Rather than changing what a diamond is, modern technology has expanded the choices available to today's couples.
For engagement ring buyers, that wider availability has opened up far more room to experiment with color, shape, and setting. Buyers can now explore color, shape, and setting together rather than starting with a very limited pool of available stones.
At Elora, we curate lab-grown diamonds in selected shades of pink, blue, yellow, and green, alongside our champagne diamond collection. Our in-house custom cutting service also gives clients more flexibility with shape and proportion, from elongated silhouettes to less conventional cuts that are difficult to find in standard inventory.
The result is not simply more choice. It is the opportunity to create an engagement ring that feels considered, distinctive, and entirely your own.
Final Thoughts
Color changes a diamond ring in a way that carat weight or clarity grade cannot. It can soften a design, sharpen it, make it feel more playful, or take it in a completely unexpected direction.
That is part of the appeal of colored diamond engagement rings. Pink, blue, yellow, and green diamonds give buyers another way to shape the look of a ring from the center stone outward.
Explore Elora's Engagement Ring Collection to discover our latest designs, or visit our Custom Design page to create a ring around the diamond color, shape, and proportions you have in mind.
Frequently Asked Questions
Are colored diamonds real?
Yes. Fancy color diamonds occur naturally, although they are extremely rare. Today, they are also available as lab-grown diamonds, which have the same physical, chemical, and optical properties as natural diamonds while offering a wider range of colors and greater accessibility.
What is the difference between a fancy color diamond and a white diamond?
Traditional white diamonds are valued for their lack of visible color, while fancy color diamonds are prized because of their color.

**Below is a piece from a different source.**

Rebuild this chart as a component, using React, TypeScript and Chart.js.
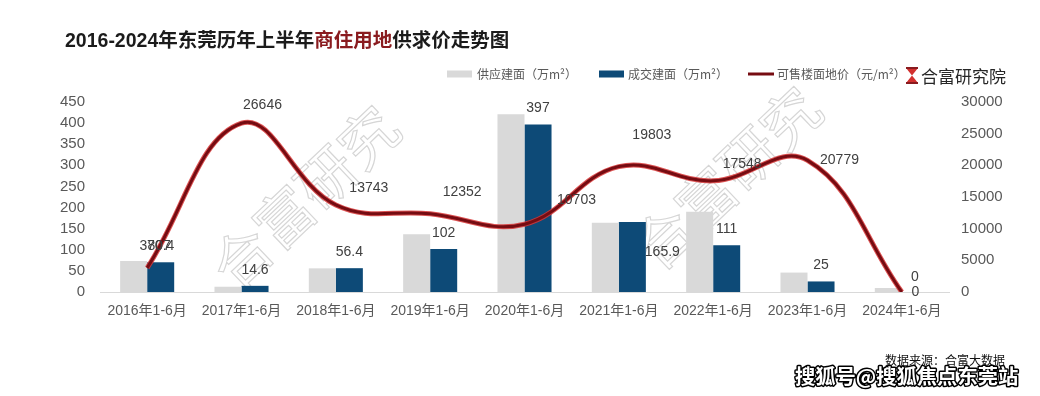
import React, { useEffect, useRef } from "react";
import { Chart, registerables } from "chart.js";

Chart.register(...registerables);

// ---------- data ----------
const categories = [
  "2016年1-6月",
  "2017年1-6月",
  "2018年1-6月",
  "2019年1-6月",
  "2020年1-6月",
  "2021年1-6月",
  "2022年1-6月",
  "2023年1-6月",
  "2024年1-6月",
];
const supplyArea = [73.4, 12.5, 56, 137, 421, 164, 190, 46, 9.5];
const dealArea = [70.4, 14.6, 56.4, 102, 397, 165.9, 111, 25, 0];
const landPrice = [3807, 26646, 13743, 12352, 10703, 19803, 17548, 20779, 0];

const leftAxisMax = 450;
const leftAxisStep = 50;
const rightAxisMax = 30000;
const rightAxisStep = 5000;

const seriesNames = ["供应建面（万m²）", "成交建面（万m²）", "可售楼面地价（元/m²）"];
const titleParts: [string, string][] = [
  ["2016-2024年东莞历年上半年", "#1b1b1b"],
  ["商住用地", "#8a1b1f"],
  ["供求价走势图", "#1b1b1b"],
];
const logoText = "合富研究院";
const watermarkText = "合富研究";
const sourceText = "数据来源：合富大数据";
const sohuText = "搜狐号@搜狐焦点东莞站";

// ---------- label layout (offsets in px, not data) ----------
const dealLabelDx = [0, 0, 0, 0, 0, 30, 0, 0, 0];
const dealLabelDy = [-16, -16, -16, -16, -16, 30, -16, -16, 0];
const priceLabelDx = [8, 21, 33, 32, 52, 33, 29, 32, 13];
const priceLabelDy = [-22, -18, -17, -22, -24, -31, -17, 0, -15];

// ---------- styles ----------
const GRAY = "#d9d9d9";
const NAVY = "#0d4a77";
const LINE_CORE = "#760c12";
const LINE_HALO = "rgba(214,52,52,0.85)";
const LATIN = "'Liberation Sans', Arial, 'Noto Sans CJK SC', sans-serif";
const CJK = "'Noto Sans CJK SC', 'Liberation Sans', sans-serif";

const decorPlugin = {
  id: "decor",
  beforeDatasetsDraw(chart: any) {
    const ctx = chart.ctx as CanvasRenderingContext2D;
    ctx.save();
    ctx.strokeStyle = "#d6d6d6";
    ctx.lineWidth = 1.2;
    ctx.font = `58px ${CJK}`;
    ctx.textAlign = "center";
    ctx.textBaseline = "middle";
    const spots = [
      [305, 197],
      [727, 178],
    ];
    for (const [cx, cy] of spots) {
      ctx.save();
      ctx.translate(cx, cy);
      ctx.rotate(-0.76);
      ctx.strokeText(watermarkText, 0, 0);
      ctx.restore();
    }
    ctx.restore();
  },
  afterDatasetsDraw(chart: any) {
    const ctx = chart.ctx as CanvasRenderingContext2D;
    ctx.save();
    ctx.font = `14px ${LATIN}`;
    ctx.fillStyle = "#404040";
    ctx.textAlign = "center";
    ctx.textBaseline = "middle";
    const dealMeta = chart.getDatasetMeta(1);
    dealMeta.data.forEach((el: any, i: number) => {
      ctx.fillText(String(dealArea[i]), el.x + dealLabelDx[i], el.y + dealLabelDy[i]);
    });
    const priceMeta = chart.getDatasetMeta(3);
    priceMeta.data.forEach((el: any, i: number) => {
      ctx.fillText(String(landPrice[i]), el.x + priceLabelDx[i], el.y + priceLabelDy[i]);
    });
    ctx.restore();
  },
  afterDraw(chart: any) {
    const ctx = chart.ctx as CanvasRenderingContext2D;
    ctx.save();
    // title
    ctx.textBaseline = "middle";
    ctx.textAlign = "left";
    ctx.font = `bold 19.5px ${LATIN}`;
    let x = 65;
    for (const [t, c] of titleParts) {
      ctx.fillStyle = c;
      ctx.fillText(t, x, 42);
      x += ctx.measureText(t).width;
    }
    // legend
    const ly = 74;
    ctx.fillStyle = GRAY;
    ctx.fillRect(447, ly - 3.5, 25, 7);
    ctx.fillStyle = NAVY;
    ctx.fillRect(599, ly - 3.5, 25, 7);
    ctx.strokeStyle = LINE_CORE;
    ctx.lineWidth = 3;
    ctx.beginPath();
    ctx.moveTo(748, ly);
    ctx.lineTo(774, ly);
    ctx.stroke();
    ctx.font = `12px ${CJK}`;
    ctx.fillStyle = "#595959";
    ctx.fillText(seriesNames[0], 477, ly);
    ctx.fillText(seriesNames[1], 628, ly);
    ctx.fillText(seriesNames[2], 777, ly);
    // logo icon
    ctx.fillStyle = "#d2302e";
    ctx.beginPath();
    ctx.moveTo(906, 68);
    ctx.lineTo(918, 68);
    ctx.lineTo(912, 75.5);
    ctx.closePath();
    ctx.fill();
    ctx.beginPath();
    ctx.moveTo(906, 83);
    ctx.lineTo(918, 83);
    ctx.lineTo(912, 75.5);
    ctx.closePath();
    ctx.fill();
    ctx.fillStyle = "#8a1b1f";
    ctx.fillRect(906, 67, 12, 2);
    ctx.fillRect(906, 82, 12, 2);
    ctx.font = `17px ${CJK}`;
    ctx.fillStyle = "#262626";
    ctx.fillText(logoText, 921, 77);
    // source
    ctx.font = `12px ${CJK}`;
    ctx.fillStyle = "#111";
    ctx.fillText(sourceText, 885, 360);
    // sohu
    ctx.font = `bold 20.3px ${CJK}`;
    ctx.lineWidth = 3;
    ctx.strokeStyle = "#000";
    ctx.lineJoin = "round";
    ctx.strokeText(sohuText, 795, 376);
    ctx.fillStyle = "#fff";
    ctx.fillText(sohuText, 795, 376);
    ctx.restore();
  },
};

export default function App() {
  const ref = useRef<HTMLCanvasElement | null>(null);
  useEffect(() => {
    if (!ref.current) return;
    const chart = new Chart(ref.current, {
      type: "bar",
      data: {
        labels: categories,
        datasets: [
          {
            type: "bar",
            label: seriesNames[0],
            data: supplyArea,
            backgroundColor: GRAY,
            yAxisID: "y",
            order: 3,
            categoryPercentage: 0.573,
            barPercentage: 1,
          },
          {
            type: "bar",
            label: seriesNames[1],
            data: dealArea,
            backgroundColor: NAVY,
            yAxisID: "y",
            order: 3,
            categoryPercentage: 0.573,
            barPercentage: 1,
          },
          {
            type: "line",
            label: "halo",
            data: landPrice,
            borderColor: LINE_HALO,
            borderWidth: 5,
            pointRadius: 0,
            tension: 0.4,
            fill: false,
            yAxisID: "y1",
            order: 2,
          },
          {
            type: "line",
            label: seriesNames[2],
            data: landPrice,
            borderColor: LINE_CORE,
            borderWidth: 3,
            pointRadius: 0,
            tension: 0.4,
            fill: false,
            yAxisID: "y1",
            order: 1,
          },
        ] as any,
      },
      options: {
        responsive: false,
        animation: false,
        devicePixelRatio: 1,
        layout: { padding: { top: 102, left: 0, right: 0, bottom: 0 } },
        plugins: {
          legend: { display: false },
          title: { display: false },
          tooltip: { enabled: false },
        },
        scales: {
          x: {
            grid: { display: false, drawTicks: false },
            border: { display: true, color: "#d9d9d9", width: 1 },
            ticks: {
              color: "#595959",
              font: { family: LATIN, size: 14 },
              padding: 11,
              maxRotation: 0,
              autoSkip: false,
            },
            afterFit: (s: any) => {
              s.height = 104;
            },
          },
          y: {
            position: "left",
            min: 0,
            max: leftAxisMax,
            grid: { display: false, drawTicks: false },
            border: { display: false },
            ticks: {
              stepSize: leftAxisStep,
              color: "#595959",
              font: { family: LATIN, size: 15 },
              padding: 15,
              callback: (v: any) => String(v),
            },
            afterFit: (s: any) => {
              s.width = 100;
            },
          },
          y1: {
            position: "right",
            min: 0,
            max: rightAxisMax,
            grid: { display: false, drawTicks: false },
            border: { display: false },
            ticks: {
              stepSize: rightAxisStep,
              color: "#595959",
              font: { family: LATIN, size: 15 },
              padding: 12,
              callback: (v: any) => String(v),
            },
            afterFit: (s: any) => {
              s.width = 91;
            },
          },
        },
      } as any,
      plugins: [decorPlugin],
    });
    return () => chart.destroy();
  }, []);
  return (
    <div
      style={{
        position: "absolute",
        left: 0,
        top: 0,
        width: 1040,
        height: 396,
        background: "#fff",
      }}
    >
      <canvas ref={ref} width={1040} height={396} style={{ width: 1040, height: 396 }} />
    </div>
  );
}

Rather than minimizing color, fancy color diamonds celebrate it as part of the overall design.
Are lab-grown colored diamonds real diamonds?
Yes. Lab-grown colored diamonds are real diamonds. They have the same crystal structure, hardness, brilliance, and durability as mined diamonds. The only difference is their origin.

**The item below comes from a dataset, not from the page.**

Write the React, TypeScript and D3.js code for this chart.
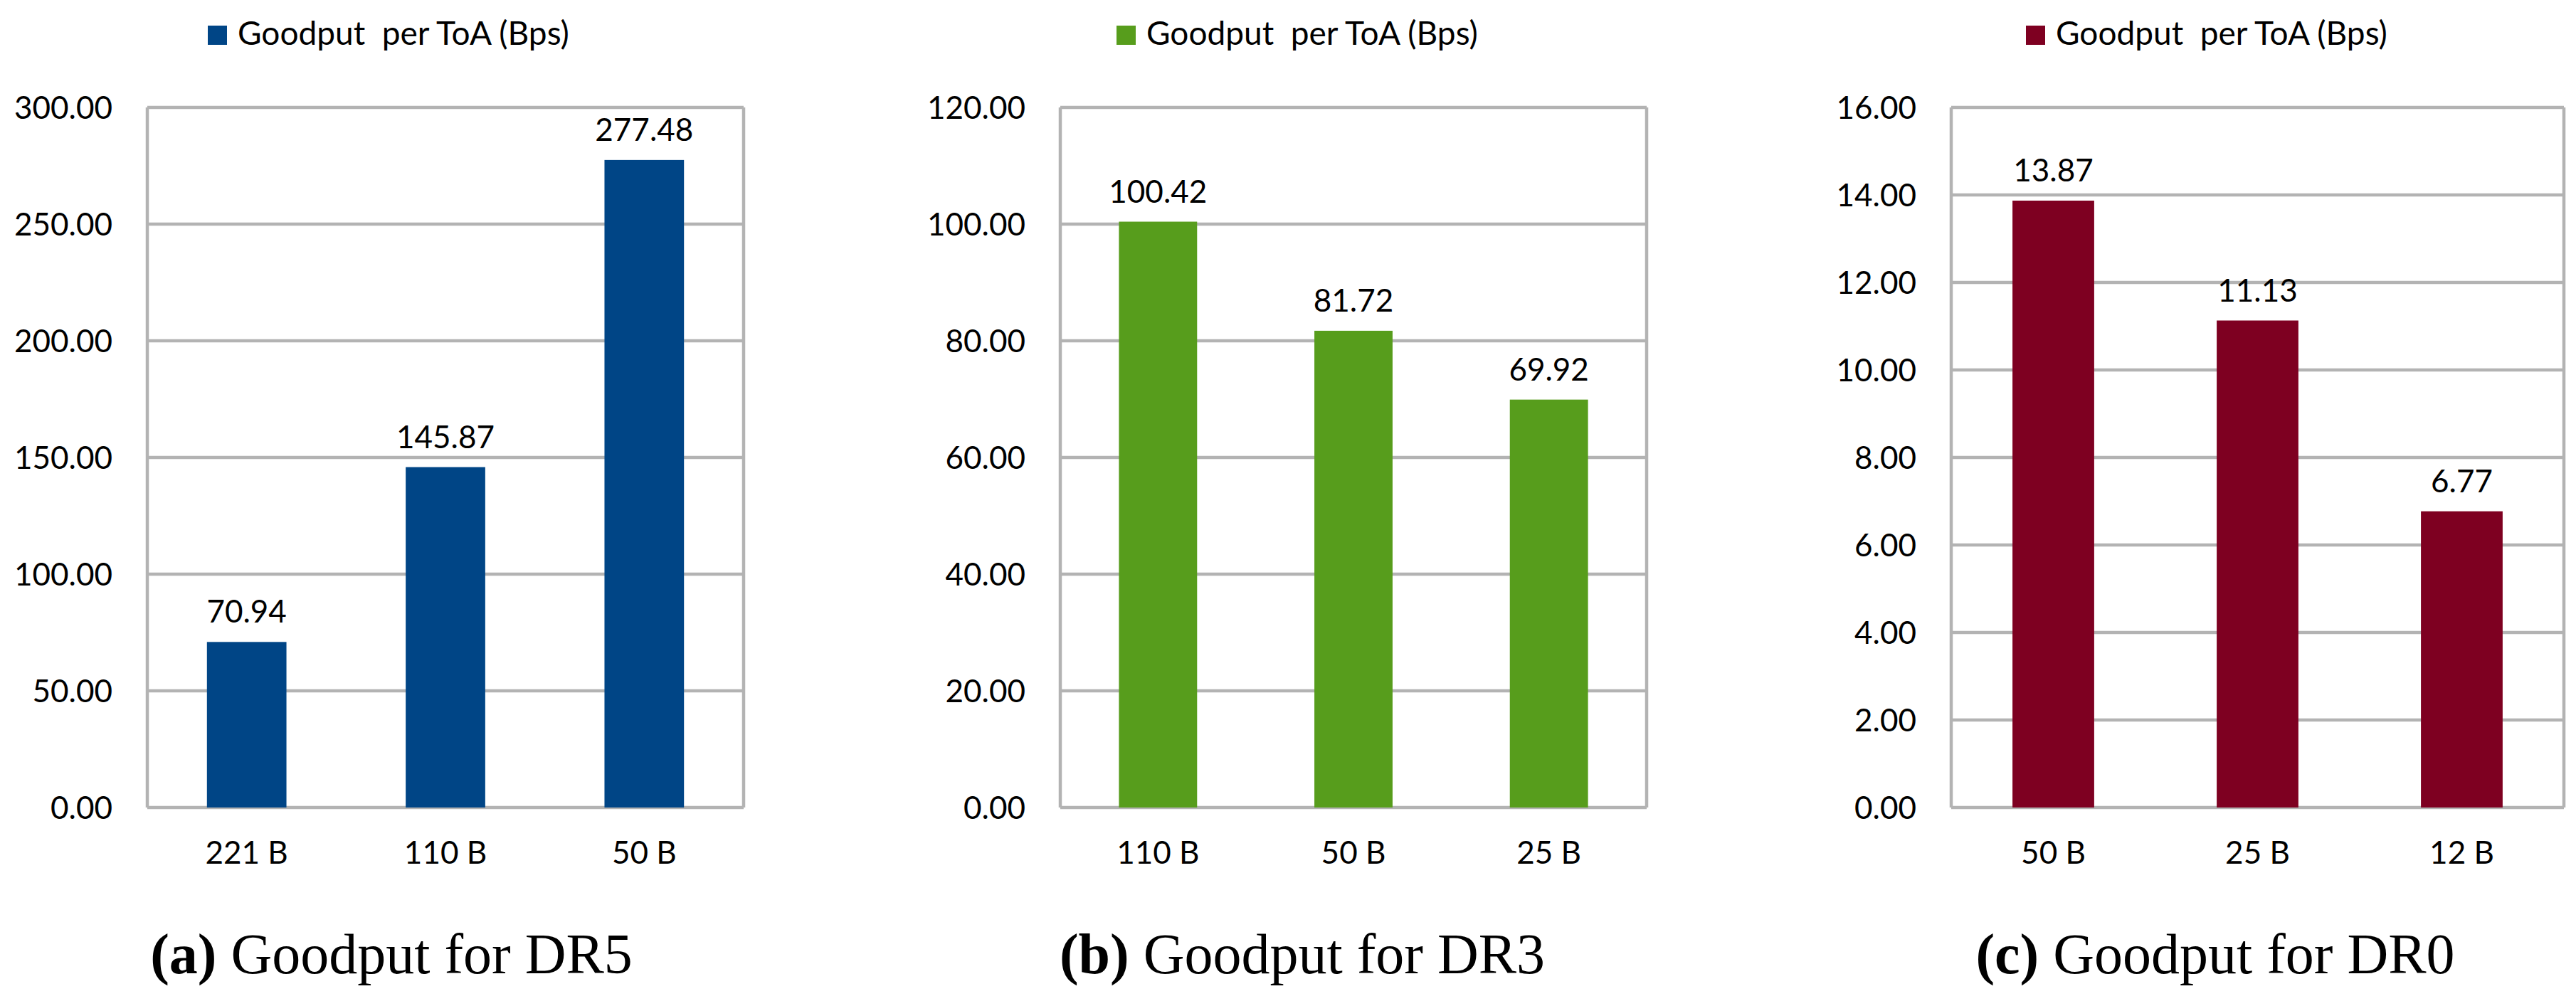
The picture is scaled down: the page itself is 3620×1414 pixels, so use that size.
import React from "react";
import * as d3 from "d3";

const catsDR5 = ["221 B", "110 B", "50 B"];
const valsDR5 = [70.94, 145.87, 277.48];
const catsDR3 = ["110 B", "50 B", "25 B"];
const valsDR3 = [100.42, 81.72, 69.92];
const catsDR0 = ["50 B", "25 B", "12 B"];
const valsDR0 = [13.87, 11.13, 6.77];

const ticksDR5 = [0, 50, 100, 150, 200, 250, 300];
const ticksDR3 = [0, 20, 40, 60, 80, 100, 120];
const ticksDR0 = [0, 2, 4, 6, 8, 10, 12, 14, 16];

const legendLabel = "Goodput  per ToA (Bps)";

const panels = [
  { tag: "(a)", title: " Goodput for DR5", cats: catsDR5, vals: valsDR5, ticks: ticksDR5, color: "#004586", left: 207, right: 1045, center: 550, legendX: 292 },
  { tag: "(b)", title: " Goodput for DR3", cats: catsDR3, vals: valsDR3, ticks: ticksDR3, color: "#579d1c", left: 1490, right: 2314, center: 1830, legendX: 1569 },
  { tag: "(c)", title: " Goodput for DR0", cats: catsDR0, vals: valsDR0, ticks: ticksDR0, color: "#7e0021", left: 2742, right: 3603, center: 3113, legendX: 2847 },
];

const top = 151;
const bottom = 1135;
const grid = "#b3b3b3";
const sans = "Lato, 'Open Sans', sans-serif";
const fs = 44;

function Panel({ p }: { p: any }) {
  const x = d3.scaleBand<string>().domain(p.cats).range([p.left, p.right]).paddingInner(0.6).paddingOuter(0.3);
  const y = d3.scaleLinear().domain([0, p.ticks[p.ticks.length - 1]]).range([bottom, top]);

  return (
    <g>
      {/* legend */}
      <rect x={p.legendX} y={36} width={27} height={27} fill={p.color} />
      <text x={p.legendX + 42} y={63} fontFamily={sans} fontSize={46} style={{ whiteSpace: "pre" }}>{legendLabel}</text>

      {/* gridlines and frame */}
      {p.ticks.map((t: number) => (
        <line key={t} x1={p.left} x2={p.right} y1={y(t)} y2={y(t)} stroke={grid} strokeWidth={4.5} />
      ))}
      <line x1={p.left} x2={p.left} y1={top} y2={bottom} stroke={grid} strokeWidth={4.5} />
      <line x1={p.right} x2={p.right} y1={top} y2={bottom} stroke={grid} strokeWidth={4.5} />

      {/* y ticks */}
      {p.ticks.map((t: number) => (
        <text key={"t" + t} x={p.left - 49} y={y(t)} dy="0.36em" textAnchor="end" fontFamily={sans} fontSize={fs}>
          {t.toFixed(2)}
        </text>
      ))}

      {/* bars */}
      {p.cats.map((c: string, i: number) => (
        <g key={c}>
          <rect x={x(c)} y={y(p.vals[i])} width={x.bandwidth()} height={y(0) - y(p.vals[i])} fill={p.color} />
          <text x={(x(c) as number) + x.bandwidth() / 2} y={y(p.vals[i]) - 27} textAnchor="middle" fontFamily={sans} fontSize={fs}>
            {p.vals[i].toFixed(2)}
          </text>
          <text x={(x(c) as number) + x.bandwidth() / 2} y={1214} textAnchor="middle" fontFamily={sans} fontSize={fs}>
            {c}
          </text>
        </g>
      ))}

      {/* caption */}
      <text x={p.center} y={1368} textAnchor="middle" fontFamily="'Liberation Serif', serif" fontSize={80}>
        <tspan fontWeight="bold">{p.tag}</tspan>
        <tspan>{p.title}</tspan>
      </text>
    </g>
  );
}

export default function App() {
  return (
    <div>
      <style>{"body{margin:0}"}</style>
      <svg width={3620} height={1414} style={{ display: "block", background: "#fff" }}>
        {panels.map((p) => (
          <Panel key={p.tag} p={p} />
        ))}
      </svg>
    </div>
  );
}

Which colored diamond is best for an engagement ring?
There is no universal best choice. Pink diamonds are often chosen for their romantic appearance, blue diamonds for their refined elegance, yellow diamonds for their warmth, and green diamonds for their distinctive, nature-inspired look. The right color depends on your personal style rather than a traditional ranking.
Do colored diamonds sparkle as much as white diamonds?
Yes. Colored diamonds can be just as brilliant as white diamonds, but sparkle depends largely on the cut and facet pattern. Color changes the way that light appears through the stone, which is why a pink, blue, or yellow diamond can create a very different visual effect from a colorless diamond.
Can I customize a colored diamond engagement ring?
Absolutely. At Elora, we offer custom-cut lab-grown diamonds and bespoke engagement rings. If you're looking for a specific diamond color, shape, or setting, our team can work with you to create a ring tailored to your vision.